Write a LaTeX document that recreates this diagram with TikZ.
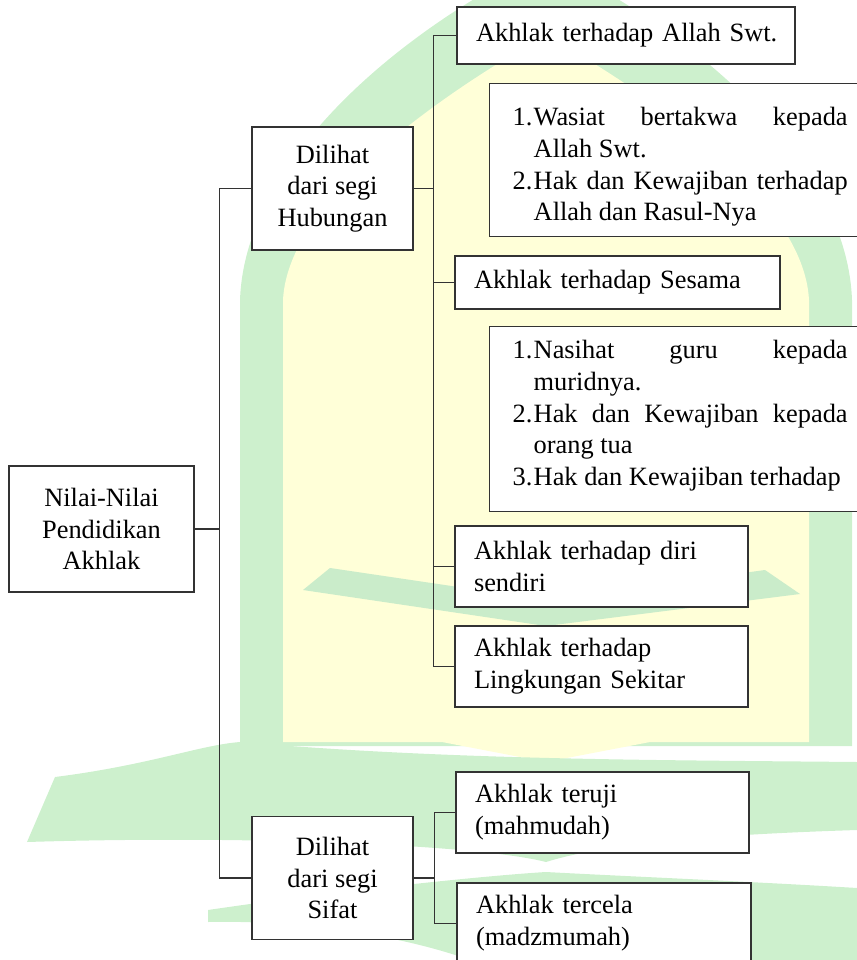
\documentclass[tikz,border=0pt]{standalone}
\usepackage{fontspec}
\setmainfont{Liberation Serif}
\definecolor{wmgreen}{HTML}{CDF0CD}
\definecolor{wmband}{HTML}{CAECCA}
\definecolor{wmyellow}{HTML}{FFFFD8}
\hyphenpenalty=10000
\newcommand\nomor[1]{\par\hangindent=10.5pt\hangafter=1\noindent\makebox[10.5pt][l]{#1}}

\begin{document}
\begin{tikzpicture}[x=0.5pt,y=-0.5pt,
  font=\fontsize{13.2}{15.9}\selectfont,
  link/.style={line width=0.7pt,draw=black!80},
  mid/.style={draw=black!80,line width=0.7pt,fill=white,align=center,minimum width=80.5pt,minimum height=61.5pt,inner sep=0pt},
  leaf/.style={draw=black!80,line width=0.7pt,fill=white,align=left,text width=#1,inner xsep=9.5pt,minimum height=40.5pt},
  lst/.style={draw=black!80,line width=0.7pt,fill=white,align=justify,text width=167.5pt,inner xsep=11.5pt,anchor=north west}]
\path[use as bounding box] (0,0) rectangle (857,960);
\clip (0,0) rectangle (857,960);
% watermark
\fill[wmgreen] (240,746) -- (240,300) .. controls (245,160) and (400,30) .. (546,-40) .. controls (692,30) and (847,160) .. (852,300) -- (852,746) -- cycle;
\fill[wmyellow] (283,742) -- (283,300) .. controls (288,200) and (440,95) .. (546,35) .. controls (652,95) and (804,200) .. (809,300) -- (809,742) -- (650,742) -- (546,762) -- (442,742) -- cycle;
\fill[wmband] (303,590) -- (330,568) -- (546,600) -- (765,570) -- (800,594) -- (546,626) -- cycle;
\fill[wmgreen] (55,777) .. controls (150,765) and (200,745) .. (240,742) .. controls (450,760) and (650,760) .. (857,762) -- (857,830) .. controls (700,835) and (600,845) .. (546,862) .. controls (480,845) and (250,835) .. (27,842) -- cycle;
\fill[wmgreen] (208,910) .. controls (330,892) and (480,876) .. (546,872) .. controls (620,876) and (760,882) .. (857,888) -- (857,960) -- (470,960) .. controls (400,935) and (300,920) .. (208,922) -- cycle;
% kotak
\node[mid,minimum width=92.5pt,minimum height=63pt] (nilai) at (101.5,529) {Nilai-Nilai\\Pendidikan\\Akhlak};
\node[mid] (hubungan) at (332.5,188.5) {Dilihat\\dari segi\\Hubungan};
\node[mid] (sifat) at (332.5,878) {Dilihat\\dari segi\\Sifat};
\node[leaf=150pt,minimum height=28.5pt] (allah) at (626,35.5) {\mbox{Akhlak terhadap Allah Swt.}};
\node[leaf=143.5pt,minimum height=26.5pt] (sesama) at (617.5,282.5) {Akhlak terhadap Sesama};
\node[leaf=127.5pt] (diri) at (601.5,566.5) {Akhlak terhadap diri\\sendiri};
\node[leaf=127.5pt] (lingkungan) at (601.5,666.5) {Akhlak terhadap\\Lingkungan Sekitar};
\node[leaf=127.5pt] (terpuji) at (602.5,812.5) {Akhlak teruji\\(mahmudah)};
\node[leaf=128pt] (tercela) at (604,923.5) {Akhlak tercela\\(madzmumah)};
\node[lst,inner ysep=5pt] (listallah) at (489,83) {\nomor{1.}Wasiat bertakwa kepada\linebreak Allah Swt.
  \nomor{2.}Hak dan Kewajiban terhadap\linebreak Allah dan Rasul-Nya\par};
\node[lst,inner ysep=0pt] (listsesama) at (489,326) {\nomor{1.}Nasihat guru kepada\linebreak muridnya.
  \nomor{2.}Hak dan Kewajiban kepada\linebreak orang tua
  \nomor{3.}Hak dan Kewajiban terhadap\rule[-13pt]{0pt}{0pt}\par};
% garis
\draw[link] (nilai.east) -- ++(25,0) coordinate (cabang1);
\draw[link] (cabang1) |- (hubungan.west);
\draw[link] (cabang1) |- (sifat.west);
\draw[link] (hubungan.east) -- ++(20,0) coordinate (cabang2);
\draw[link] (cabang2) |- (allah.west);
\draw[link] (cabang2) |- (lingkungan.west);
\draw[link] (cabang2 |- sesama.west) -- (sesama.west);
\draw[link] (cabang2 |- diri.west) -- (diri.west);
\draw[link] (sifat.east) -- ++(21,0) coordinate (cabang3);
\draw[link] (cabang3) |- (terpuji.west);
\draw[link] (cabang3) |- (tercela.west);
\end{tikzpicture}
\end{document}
...
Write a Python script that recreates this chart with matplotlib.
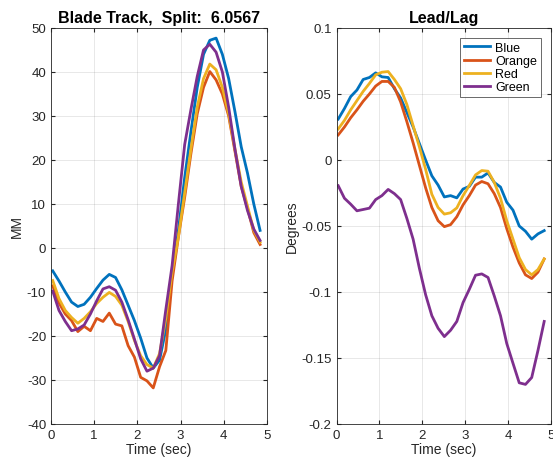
==
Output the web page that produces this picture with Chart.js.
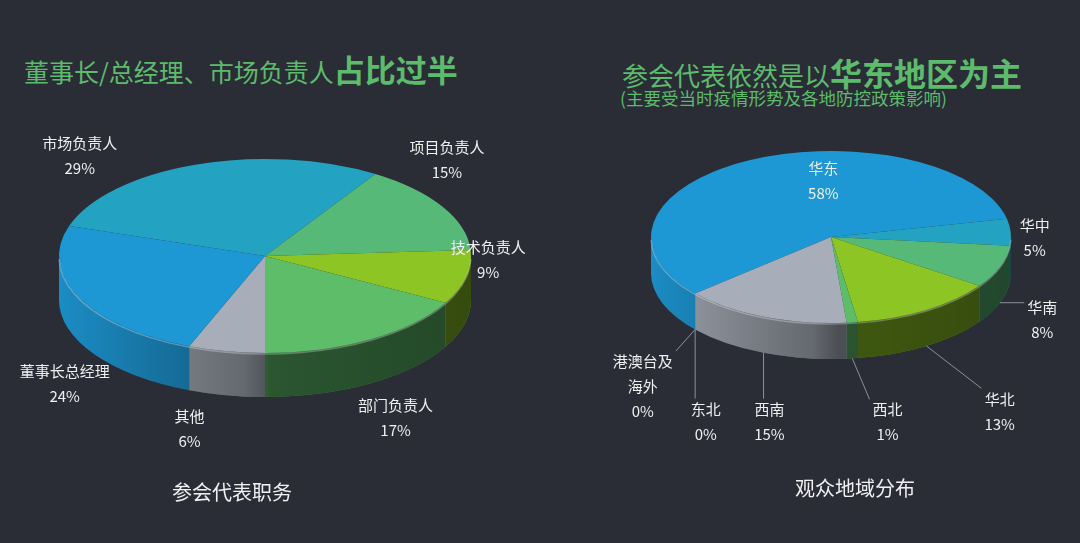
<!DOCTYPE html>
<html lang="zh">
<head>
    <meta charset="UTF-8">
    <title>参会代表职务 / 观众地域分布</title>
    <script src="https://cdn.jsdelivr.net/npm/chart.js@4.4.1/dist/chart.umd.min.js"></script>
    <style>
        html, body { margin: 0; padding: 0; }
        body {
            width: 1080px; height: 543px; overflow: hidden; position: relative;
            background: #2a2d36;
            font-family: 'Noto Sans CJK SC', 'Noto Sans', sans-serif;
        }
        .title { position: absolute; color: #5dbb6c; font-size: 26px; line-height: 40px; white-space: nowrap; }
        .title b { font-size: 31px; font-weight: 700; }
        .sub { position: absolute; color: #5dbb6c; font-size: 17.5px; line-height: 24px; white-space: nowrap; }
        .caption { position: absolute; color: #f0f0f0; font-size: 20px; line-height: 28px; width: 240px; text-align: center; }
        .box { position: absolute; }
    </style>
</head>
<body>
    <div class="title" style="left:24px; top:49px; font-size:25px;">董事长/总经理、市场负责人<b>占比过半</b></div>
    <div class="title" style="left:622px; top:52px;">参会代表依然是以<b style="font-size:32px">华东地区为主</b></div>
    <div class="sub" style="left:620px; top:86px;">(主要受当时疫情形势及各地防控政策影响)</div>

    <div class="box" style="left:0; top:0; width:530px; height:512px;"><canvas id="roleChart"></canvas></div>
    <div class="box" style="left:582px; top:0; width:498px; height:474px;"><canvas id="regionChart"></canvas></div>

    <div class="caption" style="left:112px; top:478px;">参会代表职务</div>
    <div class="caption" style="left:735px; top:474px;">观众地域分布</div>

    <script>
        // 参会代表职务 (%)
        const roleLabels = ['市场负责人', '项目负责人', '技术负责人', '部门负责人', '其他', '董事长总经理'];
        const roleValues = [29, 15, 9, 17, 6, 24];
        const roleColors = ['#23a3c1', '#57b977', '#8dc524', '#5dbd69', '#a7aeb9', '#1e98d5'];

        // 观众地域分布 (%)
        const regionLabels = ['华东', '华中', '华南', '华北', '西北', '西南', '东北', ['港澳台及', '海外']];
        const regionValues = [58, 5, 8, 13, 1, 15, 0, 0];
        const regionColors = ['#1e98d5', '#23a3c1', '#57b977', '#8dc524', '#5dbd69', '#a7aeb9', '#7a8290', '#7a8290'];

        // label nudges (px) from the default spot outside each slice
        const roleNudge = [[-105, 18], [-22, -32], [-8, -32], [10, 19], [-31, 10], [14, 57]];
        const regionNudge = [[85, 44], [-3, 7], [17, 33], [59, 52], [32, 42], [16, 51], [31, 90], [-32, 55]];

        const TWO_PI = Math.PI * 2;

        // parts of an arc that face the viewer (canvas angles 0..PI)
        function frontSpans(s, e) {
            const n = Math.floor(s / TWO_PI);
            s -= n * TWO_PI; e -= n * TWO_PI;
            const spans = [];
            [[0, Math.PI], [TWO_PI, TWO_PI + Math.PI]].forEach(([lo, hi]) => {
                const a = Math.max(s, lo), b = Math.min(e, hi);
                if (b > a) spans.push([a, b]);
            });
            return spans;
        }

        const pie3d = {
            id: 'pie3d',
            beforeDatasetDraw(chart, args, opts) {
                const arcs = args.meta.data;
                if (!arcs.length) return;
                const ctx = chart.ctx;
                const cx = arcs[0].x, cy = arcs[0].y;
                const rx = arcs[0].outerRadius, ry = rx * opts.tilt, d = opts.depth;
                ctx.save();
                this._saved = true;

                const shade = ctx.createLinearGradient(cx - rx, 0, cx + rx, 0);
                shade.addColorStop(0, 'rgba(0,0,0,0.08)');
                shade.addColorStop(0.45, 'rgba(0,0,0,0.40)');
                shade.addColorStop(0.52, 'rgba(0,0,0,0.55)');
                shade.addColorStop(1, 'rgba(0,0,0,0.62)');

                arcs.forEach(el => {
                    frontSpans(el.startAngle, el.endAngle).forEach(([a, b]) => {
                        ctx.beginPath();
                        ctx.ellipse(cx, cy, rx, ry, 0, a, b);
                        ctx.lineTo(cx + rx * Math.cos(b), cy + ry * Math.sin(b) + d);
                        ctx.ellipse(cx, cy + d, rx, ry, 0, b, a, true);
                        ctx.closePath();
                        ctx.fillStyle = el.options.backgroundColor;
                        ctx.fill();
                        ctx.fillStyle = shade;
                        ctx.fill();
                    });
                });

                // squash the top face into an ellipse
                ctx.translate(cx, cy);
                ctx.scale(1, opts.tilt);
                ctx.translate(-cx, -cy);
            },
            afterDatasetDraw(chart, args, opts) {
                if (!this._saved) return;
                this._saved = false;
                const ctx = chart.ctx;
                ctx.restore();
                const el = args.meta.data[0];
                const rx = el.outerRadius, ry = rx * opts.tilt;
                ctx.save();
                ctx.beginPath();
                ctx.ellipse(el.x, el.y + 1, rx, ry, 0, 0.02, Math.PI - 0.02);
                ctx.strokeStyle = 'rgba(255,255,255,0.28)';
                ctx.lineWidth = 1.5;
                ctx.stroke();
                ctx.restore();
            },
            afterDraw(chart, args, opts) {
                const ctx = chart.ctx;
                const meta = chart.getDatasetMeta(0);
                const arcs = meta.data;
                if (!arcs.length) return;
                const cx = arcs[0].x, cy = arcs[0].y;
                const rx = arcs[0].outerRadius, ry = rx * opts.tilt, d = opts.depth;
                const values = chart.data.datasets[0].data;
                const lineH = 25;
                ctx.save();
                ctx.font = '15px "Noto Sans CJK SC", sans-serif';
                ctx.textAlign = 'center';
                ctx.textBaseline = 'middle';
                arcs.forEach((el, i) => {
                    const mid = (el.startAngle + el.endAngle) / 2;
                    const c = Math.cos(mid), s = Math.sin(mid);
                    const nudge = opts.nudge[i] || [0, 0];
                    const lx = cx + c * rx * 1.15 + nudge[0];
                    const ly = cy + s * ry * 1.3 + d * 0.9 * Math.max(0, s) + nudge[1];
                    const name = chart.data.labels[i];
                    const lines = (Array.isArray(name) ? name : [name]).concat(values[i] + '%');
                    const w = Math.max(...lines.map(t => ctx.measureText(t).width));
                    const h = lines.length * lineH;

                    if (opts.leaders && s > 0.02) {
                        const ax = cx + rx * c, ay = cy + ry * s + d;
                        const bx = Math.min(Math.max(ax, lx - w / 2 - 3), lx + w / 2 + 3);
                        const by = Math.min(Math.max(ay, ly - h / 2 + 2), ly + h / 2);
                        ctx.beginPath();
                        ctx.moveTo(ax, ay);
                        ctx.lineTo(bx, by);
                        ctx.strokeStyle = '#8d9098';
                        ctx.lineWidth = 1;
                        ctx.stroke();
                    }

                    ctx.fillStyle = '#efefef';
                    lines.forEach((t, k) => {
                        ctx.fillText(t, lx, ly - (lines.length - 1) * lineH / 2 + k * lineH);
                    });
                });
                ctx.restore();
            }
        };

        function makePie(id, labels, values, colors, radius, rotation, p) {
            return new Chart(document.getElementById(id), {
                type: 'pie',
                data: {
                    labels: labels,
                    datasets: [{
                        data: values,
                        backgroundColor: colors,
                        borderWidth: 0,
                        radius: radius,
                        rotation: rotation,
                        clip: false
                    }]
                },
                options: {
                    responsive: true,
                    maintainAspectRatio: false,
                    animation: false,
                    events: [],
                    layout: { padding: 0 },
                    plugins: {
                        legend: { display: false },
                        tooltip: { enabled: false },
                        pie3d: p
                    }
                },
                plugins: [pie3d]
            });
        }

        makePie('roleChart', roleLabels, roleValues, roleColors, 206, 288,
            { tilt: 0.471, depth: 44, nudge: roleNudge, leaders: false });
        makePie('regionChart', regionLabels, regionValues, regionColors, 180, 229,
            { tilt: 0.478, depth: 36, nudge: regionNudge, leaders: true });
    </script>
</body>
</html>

- [WHAT YOU WILL DO]
Gather from the entries above all lines that include the string "recreates".

- [SOLVED EXERCISE]
Write a LaTeX document that recreates this diagram with TikZ.
Write a Python script that recreates this chart with matplotlib.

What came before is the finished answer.